Donald Trump And GOP Sue Nevada Over Mail Ballot Deadline Dates

Written by Luke Thompson.

A lawsuit filed by the Republican National Committee, the Nevada Republican Party, and Donald Trump’s campaign claims that Nevada’s mail ballot deadline contravenes federal law. According to the lawsuit, Nevada permits the counting of mail-in ballots up to four days after Election Day if they are postmarked by Election Day. This, the plaintiffs argue, presumes incorrectly that late ballots were sent on time, potentially mixing valid ballots with invalid ones, which they claim dilutes the electoral process.

RNC Chairman Michael Whatley expressed concerns, stating that counting ballots after Election Day “violates federal law and undermines election integrity in the state.” His statements reflect a broader Republican stance that seeks to secure what they see as an honest election by challenging these rules in court.

Defending State Practices

On the flip side, Nevada Secretary of State Francisco Aguilar, while declining to comment on ongoing litigation, defended the state’s election procedures. He highlighted Nevada’s commitment to secure, transparent, and accessible elections, emphasizing that allowing mail-in ballots helps accommodate working Nevadans. His office stressed the importance of voter education over litigation, setting a tone of prioritizing voter access over restrictive measures.

Aguilar’s defense aligns with the state’s argument that accommodating voters, especially through mail-in ballots, is crucial for inclusivity. However, this has not deterred the Trump campaign and its allies, who view the acceptance of late-arriving mail ballots as a legal and ethical issue, potentially affecting election outcomes.

The Core of the Controversy

The core issue stems from a disagreement over how election laws should interpret the timing of ballot counting. The plaintiffs argue that by allowing mail-in ballots to be counted if they arrive up to four days post-Election Day, Nevada is violating federal guidelines that stipulate a single Election Day. This practice, they claim, could lead to the counting of untimely and thus invalid ballots, infringing on the rights of candidates and voters alike.

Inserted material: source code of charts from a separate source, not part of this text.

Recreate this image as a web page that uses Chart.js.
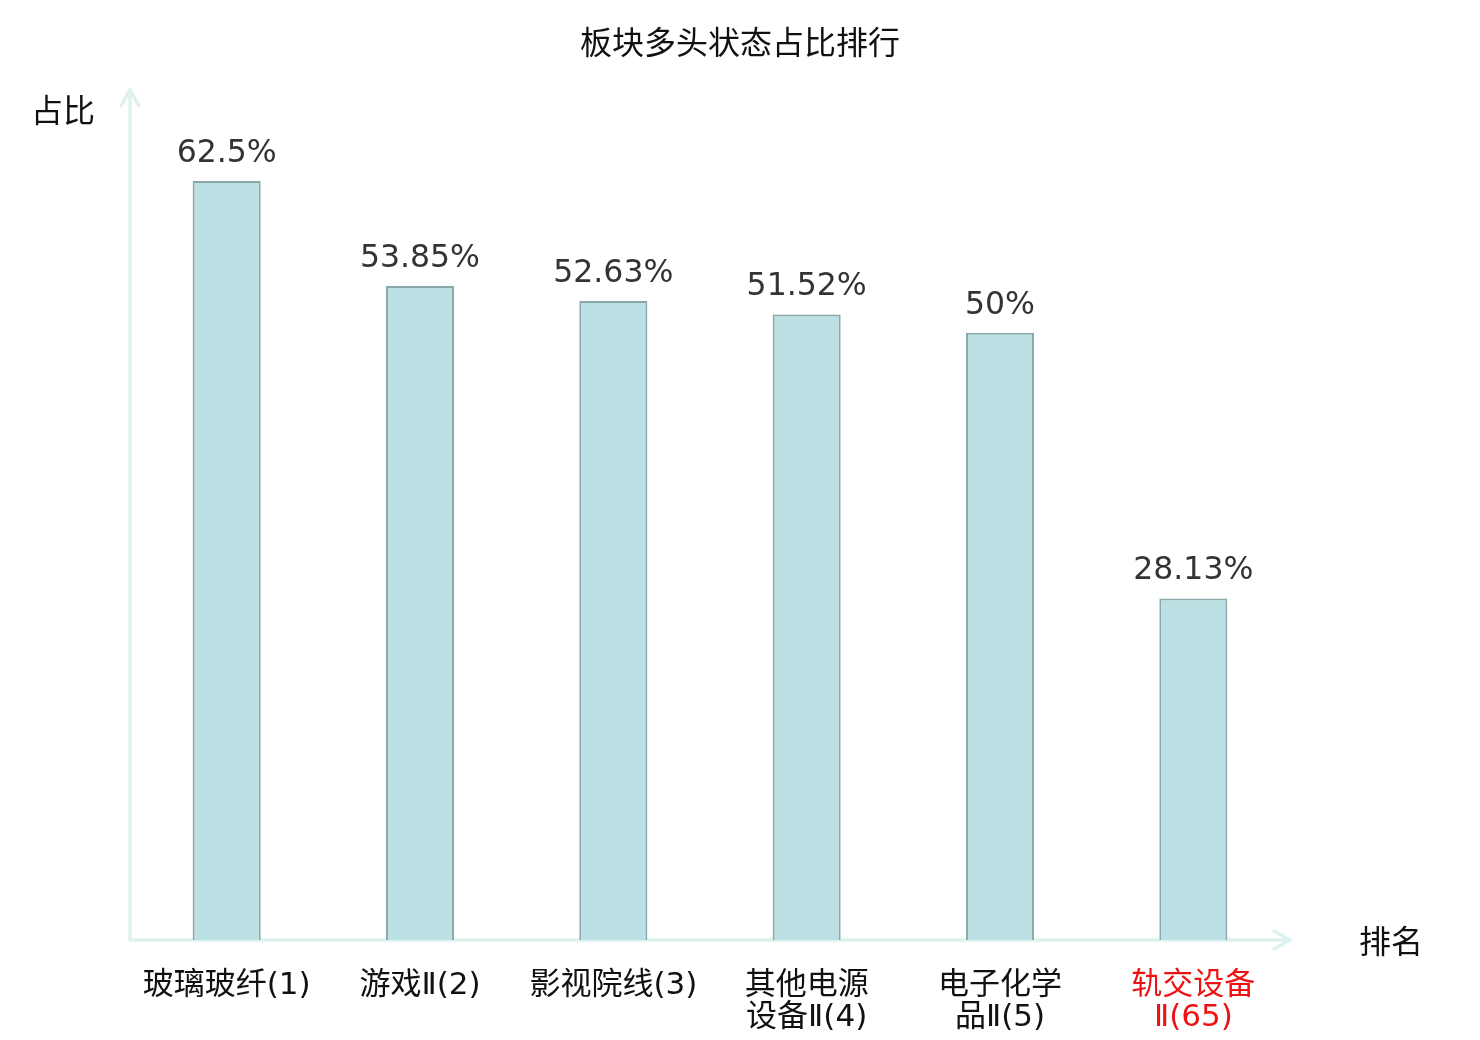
<!DOCTYPE html>
<html>
<head>
<meta charset="utf-8">
<script src="https://cdn.jsdelivr.net/npm/chart.js@4"></script>
<style>
html,body{margin:0;padding:0;background:#fff;}
#wrap{width:1480px;height:1040px;position:relative;}
</style>
</head>
<body>
<div id="wrap"><canvas id="c" width="1480" height="1040"></canvas></div>
<script>
const categories = [
  ['玻璃玻纤(1)'],
  ['游戏Ⅱ(2)'],
  ['影视院线(3)'],
  ['其他电源', '设备Ⅱ(4)'],
  ['电子化学', '品Ⅱ(5)'],
  ['轨交设备', 'Ⅱ(65)']
];
const values = [62.5, 53.85, 52.63, 51.52, 50, 28.13];
const valueLabels = ['62.5%', '53.85%', '52.63%', '51.52%', '50%', '28.13%'];
const labelColors = ['#111', '#111', '#111', '#111', '#111', '#ee1111'];
const titleText = '板块多头状态占比排行';
const yAxisName = '占比';
const xAxisName = '排名';

const CJK = '"Noto Sans CJK SC", "DejaVu Sans", sans-serif';
const MIX = '"DejaVu Sans", "Noto Sans CJK SC", sans-serif';
const axisColor = '#ddf2ef';

const decor = {
  id: 'decor',
  beforeDatasetsDraw(chart) {
    const ctx = chart.ctx, a = chart.chartArea;
    ctx.save();
    ctx.strokeStyle = axisColor;
    ctx.lineWidth = 3.5;
    ctx.lineCap = 'round';
    const x0 = a.left, y0 = a.bottom;
    ctx.beginPath();
    ctx.moveTo(x0, y0); ctx.lineTo(x0, a.top);
    ctx.moveTo(x0 - 9, a.top + 16); ctx.lineTo(x0, a.top); ctx.lineTo(x0 + 9, a.top + 16);
    ctx.moveTo(x0, y0); ctx.lineTo(a.right, y0);
    ctx.moveTo(a.right - 16, y0 - 9); ctx.lineTo(a.right, y0); ctx.lineTo(a.right - 16, y0 + 9);
    ctx.stroke();
    ctx.restore();
  },
  afterDatasetsDraw(chart) {
    const ctx = chart.ctx;
    ctx.save();
    const meta = chart.getDatasetMeta(0);
    ctx.font = '31.5px "DejaVu Sans", sans-serif';
    ctx.fillStyle = '#333';
    ctx.textAlign = 'center';
    ctx.textBaseline = 'alphabetic';
    meta.data.forEach((bar, i) => {
      ctx.fillText(valueLabels[i], bar.x, bar.y - 19);
    });
    ctx.font = '32px ' + CJK;
    ctx.fillStyle = '#111';
    ctx.textBaseline = 'middle';
    ctx.fillText(titleText, 740, 42);
    ctx.fillText(yAxisName, 63, 110);
    ctx.fillText(xAxisName, 1391, 941);
    ctx.restore();
  }
};

new Chart(document.getElementById('c'), {
  type: 'bar',
  data: {
    labels: categories,
    datasets: [{
      data: values,
      backgroundColor: '#bce1e4',
      borderColor: '#89a8a9',
      borderWidth: 2,
      barPercentage: 0.352,
      categoryPercentage: 1
    }]
  },
  options: {
    responsive: false,
    animation: false,
    devicePixelRatio: 1,
    layout: { padding: { left: 130, right: 190, top: 90, bottom: 0 } },
    plugins: { legend: { display: false }, tooltip: { enabled: false }, title: { display: false } },
    scales: {
      x: {
        grid: { display: false, drawTicks: false },
        border: { display: false },
        afterFit(scale) { scale.height = 100; },
        ticks: {
          padding: 30,
          maxRotation: 0,
          autoSkip: false,
          font: { family: MIX, size: 31, lineHeight: 1.03 },
          color: (c) => labelColors[c.index]
        }
      },
      y: {
        display: false,
        min: 0,
        max: 70
      }
    }
  },
  plugins: [decor]
});
</script>
</body>
</html>
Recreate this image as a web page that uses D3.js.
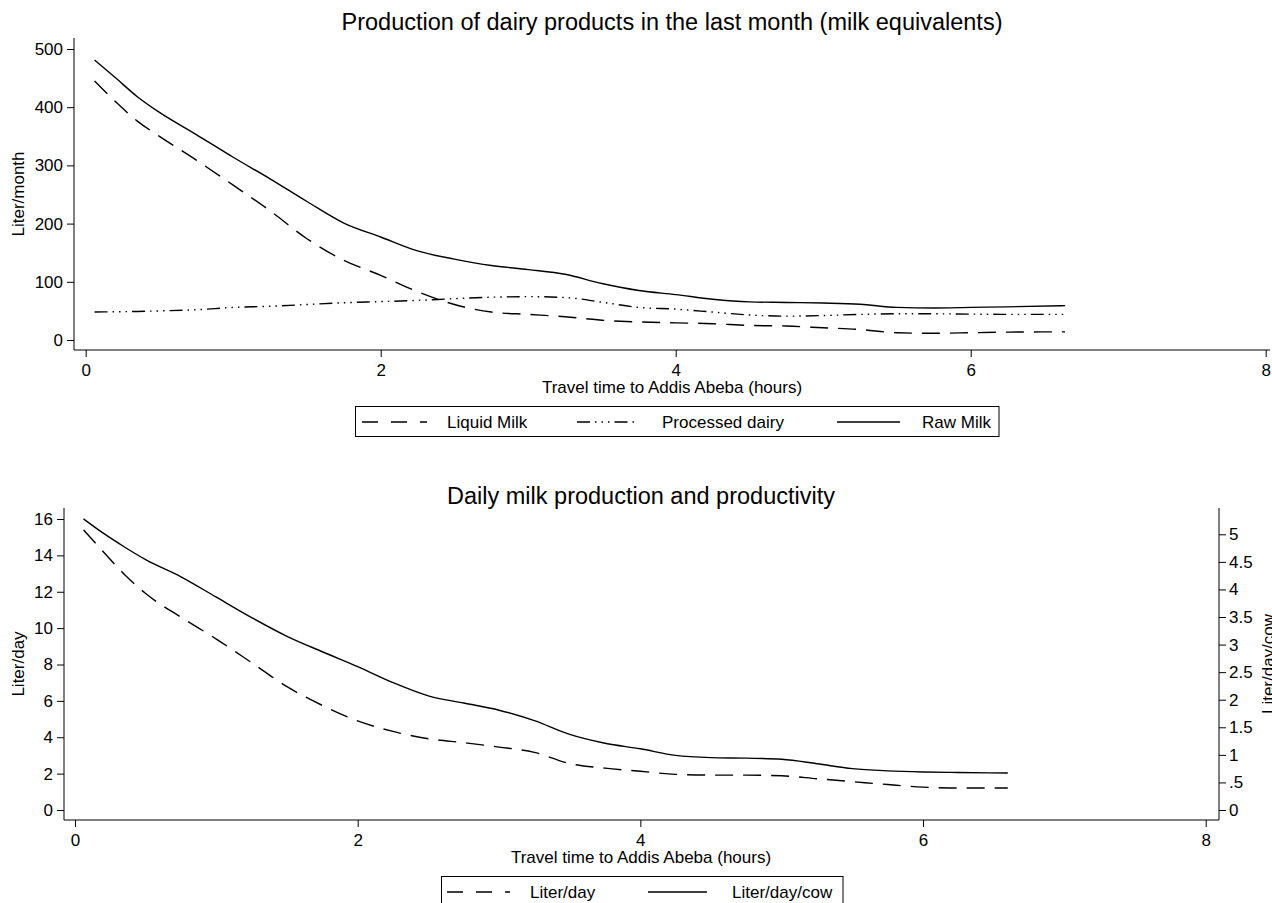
<!DOCTYPE html>
<html>
<head>
<meta charset="utf-8">
<script src="https://cdn.jsdelivr.net/npm/d3@7"></script>
<style>
  html, body { margin: 0; padding: 0; background: #fff; }
  svg text { font-family: "Liberation Sans", Arial, Helvetica, sans-serif; fill: #000; }
</style>
</head>
<body>
<svg id="chart" width="1272" height="903"></svg>
<script>
// ---------------- DATA ----------------
const topTitle = "Production of dairy products in the last month (milk equivalents)";
const bottomTitle = "Daily milk production and productivity";
const xTitle = "Travel time to Addis Abeba (hours)";

const xTicks = [0, 2, 4, 6, 8];
const topYTicks = [0, 100, 200, 300, 400, 500];
const bottomLeftTicks = [0, 2, 4, 6, 8, 10, 12, 14, 16];
const bottomRightTicks = [0, 0.5, 1, 1.5, 2, 2.5, 3, 3.5, 4, 4.5, 5];
const bottomRightTickLabels = ["0", ".5", "1", "1.5", "2", "2.5", "3", "3.5", "4", "4.5", "5"];

// Top panel (Liter/month)
const topHours = [0.06, 0.2, 0.35, 0.5, 0.75, 1.0, 1.25, 1.5, 1.75, 2.0, 2.25, 2.5, 2.75, 3.0,
                  3.25, 3.5, 3.75, 4.0, 4.25, 4.5, 4.75, 5.0, 5.25, 5.5, 5.75, 6.0, 6.25, 6.64];
const liquidMilk = [445, 410, 376, 350, 309, 266, 222, 174, 137, 111, 83, 61, 48, 44,
                    40, 34, 31, 29.5, 28, 25, 24, 21, 18, 12.5, 11.5, 12.5, 13.5, 14];
const processedDairy = [48, 48.5, 49, 50, 52, 56, 58, 61, 64, 66, 68, 71, 73.5, 74.5,
                        73, 65, 56, 53, 48, 43, 41, 42, 44, 45, 45, 44.5, 44, 44];
const rawMilk = [481, 451, 418, 391, 353, 314, 277, 238, 201, 177, 153, 139, 128, 121,
                 113, 97, 85, 78, 70, 65.5, 64.5, 63.5, 61.5, 56, 55, 56, 57, 59];

// Bottom panel
const bottomHours = [0.06, 0.2, 0.35, 0.5, 0.75, 1.0, 1.25, 1.5, 1.75, 2.0, 2.25, 2.5, 2.75, 3.0,
                     3.25, 3.5, 3.75, 4.0, 4.25, 4.5, 4.75, 5.0, 5.25, 5.5, 5.75, 6.0, 6.25, 6.6];
const literPerDay = [15.4, 14.2, 12.95, 11.9, 10.6, 9.4, 8.1, 6.78, 5.75, 4.9, 4.32, 3.92, 3.7, 3.46,
                     3.17, 2.55, 2.3, 2.13, 1.96, 1.92, 1.92, 1.88, 1.72, 1.56, 1.4, 1.26, 1.21, 1.21];
const literPerDayPerCow = [5.28, 5.02, 4.77, 4.54, 4.23, 3.86, 3.49, 3.15, 2.87, 2.6, 2.31, 2.07, 1.94, 1.81,
                           1.62, 1.37, 1.21, 1.11, 0.99, 0.95, 0.94, 0.92, 0.84, 0.75, 0.71, 0.69, 0.68, 0.67];

// ---------------- STYLES ----------------
const FS = 17;
const dashLong = "18,10";
const dashDotDot = "13,5,1.5,5,1.5,5,1.5,5";
const LW = 1.4;

const svg = d3.select("#chart");
svg.append("rect").attr("width", 1272).attr("height", 903).attr("fill", "#fff");

function styleAxis(g) {
  g.selectAll("path, line").attr("stroke", "#000").attr("stroke-width", 1);
  g.selectAll("text").style("font-size", FS + "px").attr("fill", "#000");
}

function drawLegend(box, items) {
  const g = svg.append("g");
  g.append("rect").attr("x", box.x).attr("y", box.y).attr("width", box.w).attr("height", box.h)
    .attr("fill", "#fff").attr("stroke", "#000").attr("stroke-width", 1);
  const ly = box.y + 15.5;
  items.forEach(it => {
    g.append("line").attr("x1", it.x1).attr("x2", it.x2).attr("y1", ly).attr("y2", ly)
      .attr("stroke", "#000").attr("stroke-width", LW)
      .attr("stroke-dasharray", it.dash || null);
    g.append("text").attr("x", it.tx).attr("y", box.y + 21.8).style("font-size", FS + "px").text(it.label);
  });
}

// ---------------- TOP PANEL ----------------
{
  const x = d3.scaleLinear().domain([0, 8]).range([85.7, 1265.7]);
  const y = d3.scaleLinear().domain([0, 500]).range([340, 49]);
  const axisY = 350, leftX = 74;

  const gx = svg.append("g").attr("transform", `translate(0,${axisY})`)
    .call(d3.axisBottom(x).tickValues(xTicks).tickFormat(d3.format("d")).tickSize(7).tickSizeOuter(0).tickPadding(7));
  gx.select(".domain").attr("d", `M${leftX},0H1270`);
  styleAxis(gx);

  const gy = svg.append("g").attr("transform", `translate(${leftX},0)`)
    .call(d3.axisLeft(y).tickValues(topYTicks).tickFormat(d3.format("d")).tickSize(7).tickSizeOuter(0).tickPadding(4));
  gy.select(".domain").attr("d", `M0,38V${axisY}`);
  styleAxis(gy);

  svg.append("text").attr("x", 672).attr("y", 30).attr("text-anchor", "middle")
    .style("font-size", "23.5px").text(topTitle);
  svg.append("text").attr("x", 672).attr("y", 393).attr("text-anchor", "middle")
    .style("font-size", FS + "px").text(xTitle);
  svg.append("text").attr("transform", "translate(24,194) rotate(-90)").attr("text-anchor", "middle")
    .style("font-size", FS + "px").text("Liter/month");

  const series = [
    { vals: liquidMilk, dash: dashLong },
    { vals: processedDairy, dash: dashDotDot },
    { vals: rawMilk, dash: null }
  ];
  series.forEach(s => {
    const line = d3.line().x((d, i) => x(topHours[i])).y(d => y(d)).curve(d3.curveMonotoneX);
    svg.append("path").datum(s.vals).attr("d", line).attr("fill", "none")
      .attr("stroke", "#000").attr("stroke-width", LW).attr("stroke-dasharray", s.dash);
  });

  drawLegend({ x: 355.5, y: 406.5, w: 643.5, h: 30 }, [
    { x1: 362, x2: 427, tx: 447, label: "Liquid Milk", dash: "16,13" },
    { x1: 577, x2: 638, tx: 662, label: "Processed dairy", dash: dashDotDot },
    { x1: 837, x2: 900, tx: 922, label: "Raw Milk", dash: null }
  ]);
}

// ---------------- BOTTOM PANEL ----------------
{
  const x = d3.scaleLinear().domain([0, 8]).range([75, 1205.7]);
  const yL = d3.scaleLinear().domain([0, 16]).range([810, 519]);
  const yR = d3.scaleLinear().domain([0, 5]).range([810, 534.3]);
  const axisY = 820, leftX = 64, rightX = 1219, topY = 508;

  const gx = svg.append("g").attr("transform", `translate(0,${axisY})`)
    .call(d3.axisBottom(x).tickValues(xTicks).tickFormat(d3.format("d")).tickSize(7).tickSizeOuter(0).tickPadding(7));
  gx.select(".domain").attr("d", `M${leftX},0H${rightX}`);
  styleAxis(gx);

  const gyl = svg.append("g").attr("transform", `translate(${leftX},0)`)
    .call(d3.axisLeft(yL).tickValues(bottomLeftTicks).tickFormat(d3.format("d")).tickSize(7).tickSizeOuter(0).tickPadding(4));
  gyl.select(".domain").attr("d", `M0,${topY}V${axisY}`);
  styleAxis(gyl);

  const gyr = svg.append("g").attr("transform", `translate(${rightX},0)`)
    .call(d3.axisRight(yR).tickValues(bottomRightTicks).tickFormat((d, i) => bottomRightTickLabels[i]).tickSize(7).tickSizeOuter(0).tickPadding(3));
  gyr.select(".domain").attr("d", `M0,${topY}V${axisY}`);
  styleAxis(gyr);

  svg.append("text").attr("x", 641).attr("y", 504).attr("text-anchor", "middle")
    .style("font-size", "23.5px").text(bottomTitle);
  svg.append("text").attr("x", 641).attr("y", 863).attr("text-anchor", "middle")
    .style("font-size", FS + "px").text(xTitle);
  svg.append("text").attr("transform", "translate(24,664) rotate(-90)").attr("text-anchor", "middle")
    .style("font-size", FS + "px").text("Liter/day");
  svg.append("text").attr("transform", "translate(1274,664) rotate(-90)").attr("text-anchor", "middle")
    .style("font-size", FS + "px").text("Liter/day/cow");

  const lineL = d3.line().x((d, i) => x(bottomHours[i])).y(d => yL(d)).curve(d3.curveMonotoneX);
  const lineR = d3.line().x((d, i) => x(bottomHours[i])).y(d => yR(d)).curve(d3.curveMonotoneX);
  svg.append("path").datum(literPerDay).attr("d", lineL).attr("fill", "none")
    .attr("stroke", "#000").attr("stroke-width", LW).attr("stroke-dasharray", dashLong);
  svg.append("path").datum(literPerDayPerCow).attr("d", lineR).attr("fill", "none")
    .attr("stroke", "#000").attr("stroke-width", LW);

  drawLegend({ x: 441.5, y: 876.5, w: 401.5, h: 30 }, [
    { x1: 447, x2: 510, tx: 530, label: "Liter/day", dash: "16,13" },
    { x1: 648, x2: 707, tx: 732, label: "Liter/day/cow", dash: null }
  ]);
}
</script>
</body>
</html>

This lawsuit is part of a broader trend where election practices, especially related to mail-in voting, have become highly contentious. The debate is fueled by concerns over election integrity, with critics often pointing to unproven claims of widespread voter fraud associated with mail-in voting. Nevada, like many states, sends mail ballots to all registered voters unless they opt out, a practice that has come under scrutiny in recent years.

Our Take

The ongoing legal battle in Nevada highlights significant tensions in American politics regarding voter access and election integrity. While proponents of strict ballot deadlines argue for the sanctity of Election Day, opponents of such measures advocate for greater voter accessibility, especially for those who may not be able to vote in person. The legal outcomes of these cases could set precedents that influence election laws across the United States, shaping how democracy functions in the era of increasing mail-in voting. The debate is not merely legalistic but touches the very core of democratic participation and the balance between preventing fraud and promoting voter turnout.